My first impulse was to call the plumber, but when he heard what was afoot, he begged off. “We don’t do that,” he said, as if to imply that even plumbers have their dignity. He did, however, recommend someone. I made the call, expecting the man at the other end of the line to moan and groan at the prospect of such a miserable job. Instead, he simply asked, “The address?”

And that was it. An hour later Steve arrived in his truck. He looked exactly as I had imagined he might: broad and bearlike, bearded, in rubber boots and well-worn clothing. I watched as he descended into the dank depths of the crawl space and sloshed around for a bit. A few moments later he emerged with the aplomb of someone who had just pranced through a field of roses. “Yep,” he said. “She’s broke.”

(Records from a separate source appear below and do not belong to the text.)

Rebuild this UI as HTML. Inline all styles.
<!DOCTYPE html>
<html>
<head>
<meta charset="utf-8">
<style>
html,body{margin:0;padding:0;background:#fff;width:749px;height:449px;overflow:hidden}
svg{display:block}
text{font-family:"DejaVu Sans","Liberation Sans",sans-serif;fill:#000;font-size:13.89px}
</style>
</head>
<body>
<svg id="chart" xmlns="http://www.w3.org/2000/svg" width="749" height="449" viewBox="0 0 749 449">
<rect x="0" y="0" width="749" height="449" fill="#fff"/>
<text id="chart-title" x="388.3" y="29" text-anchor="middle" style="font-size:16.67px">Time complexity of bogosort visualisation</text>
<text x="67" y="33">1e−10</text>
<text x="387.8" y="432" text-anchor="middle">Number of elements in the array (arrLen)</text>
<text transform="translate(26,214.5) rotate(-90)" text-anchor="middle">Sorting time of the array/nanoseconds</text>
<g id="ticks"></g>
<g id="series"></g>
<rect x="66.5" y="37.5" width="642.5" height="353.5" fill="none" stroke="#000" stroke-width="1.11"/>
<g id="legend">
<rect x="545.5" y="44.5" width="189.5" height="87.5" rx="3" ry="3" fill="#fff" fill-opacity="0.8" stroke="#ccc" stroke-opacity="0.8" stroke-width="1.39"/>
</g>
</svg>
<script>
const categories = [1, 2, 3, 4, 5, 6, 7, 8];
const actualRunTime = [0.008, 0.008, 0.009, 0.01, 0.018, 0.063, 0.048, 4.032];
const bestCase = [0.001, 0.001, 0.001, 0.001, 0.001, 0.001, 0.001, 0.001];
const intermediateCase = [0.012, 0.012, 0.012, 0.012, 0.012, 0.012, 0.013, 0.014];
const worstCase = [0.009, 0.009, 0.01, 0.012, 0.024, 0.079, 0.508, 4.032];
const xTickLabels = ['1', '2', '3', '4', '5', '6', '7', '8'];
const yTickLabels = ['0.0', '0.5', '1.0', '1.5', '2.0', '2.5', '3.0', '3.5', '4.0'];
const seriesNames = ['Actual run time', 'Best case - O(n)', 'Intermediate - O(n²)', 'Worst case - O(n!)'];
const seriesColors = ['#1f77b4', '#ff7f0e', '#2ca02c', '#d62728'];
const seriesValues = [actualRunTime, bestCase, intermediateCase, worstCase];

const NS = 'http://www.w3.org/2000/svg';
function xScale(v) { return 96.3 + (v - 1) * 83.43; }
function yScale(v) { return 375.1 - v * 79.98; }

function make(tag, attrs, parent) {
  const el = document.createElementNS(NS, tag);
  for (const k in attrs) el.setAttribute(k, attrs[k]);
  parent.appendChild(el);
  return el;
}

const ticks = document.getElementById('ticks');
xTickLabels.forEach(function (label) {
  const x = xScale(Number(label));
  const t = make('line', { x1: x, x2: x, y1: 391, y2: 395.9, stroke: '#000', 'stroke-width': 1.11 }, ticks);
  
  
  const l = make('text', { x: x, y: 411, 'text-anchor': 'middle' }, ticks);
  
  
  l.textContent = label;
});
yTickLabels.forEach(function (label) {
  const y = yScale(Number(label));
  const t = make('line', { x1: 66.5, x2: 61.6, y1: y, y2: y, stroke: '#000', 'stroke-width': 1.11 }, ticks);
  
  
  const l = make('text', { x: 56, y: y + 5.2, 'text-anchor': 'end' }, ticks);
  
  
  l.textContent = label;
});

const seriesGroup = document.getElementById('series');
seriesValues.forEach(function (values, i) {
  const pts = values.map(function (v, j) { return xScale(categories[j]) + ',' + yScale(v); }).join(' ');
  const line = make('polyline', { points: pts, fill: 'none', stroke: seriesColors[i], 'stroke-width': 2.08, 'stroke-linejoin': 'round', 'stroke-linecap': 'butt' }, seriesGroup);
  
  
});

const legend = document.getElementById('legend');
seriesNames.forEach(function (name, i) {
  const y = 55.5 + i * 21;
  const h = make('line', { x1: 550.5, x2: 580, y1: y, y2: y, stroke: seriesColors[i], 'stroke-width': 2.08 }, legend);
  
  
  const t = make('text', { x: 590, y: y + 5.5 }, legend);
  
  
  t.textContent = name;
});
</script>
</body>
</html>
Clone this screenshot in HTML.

“Can you fix it?” I asked with an odd mixture of doubt and hope.

Steve looked at me as if rebuking my lack of faith, and then uttered one of the most beautiful words in the English language. With a carefree shrug that suggested my crisis was all in a day’s work for him, he said, “Sure.”

It is at this juncture that I need to say, in my own defense, that I am not a weak, inept, or dull-witted person. I’ve traveled all over the world, served in the United States Navy, earned a PhD, and raised two adopted sons on my own, and I love to arm wrestle. In short, I am capable. But the broken sewer line was my limit. I was overwhelmed. However, I was also fascinated. By Steve. By his equipment. By his confidence. By his availability on such short notice.

I watched from the entrance as he dragged a long rubbery tube into the flooded basement. When he reemerged, he turned on a TV monitor he had set up on the picnic table. It showed the inside of the sewer line running out to the street. “Want a look?” he asked.

I demurred. “No, thanks. I trust you.”

Steve told me that he had to get a backhoe and tear up the street to the main sewer line. He would first have to get permission from the town.

I registered appropriate panic. “How long will all this take?”

Again, a shrug. “I should have it done by evening.”

I did not want to watch the excavation of my property unfold. All I wanted was to leave, go someplace, and, upon my return, have everything the way it was before the calamity.

I felt somewhat guilty upon driving off in my clean, non-
malodorous vehicle, leaving Steve to such a disagreeable task. I went into town, did some errands, visited a few friends, and generally tried not to think about what I had left behind. Finally, around 6 p.m., my curiosity got the better of me. I went home, and a sweeter sight I never saw: a patch of newly paved street and a covered-up excavation across my front lawn. I opened the cellar door and – saints and angels be praised – all was tidy and relatively dry. The bill, a hefty but perfectly fair sum, was tucked neatly in the doorjamb.

I sat down on the back porch and thought about Steve. Big, gruff, matter-of-fact Steve, and how people, upon glimpsing him, might judge him, if not for his appearance then for his work. And I was taken by the very idea that, no matter what crisis or indignity might befall the hapless homeowner, there is somebody, somewhere, who has the appropriate tools and is practiced in its resolution.

If that’s not reason for gratitude, I’m not sure what is.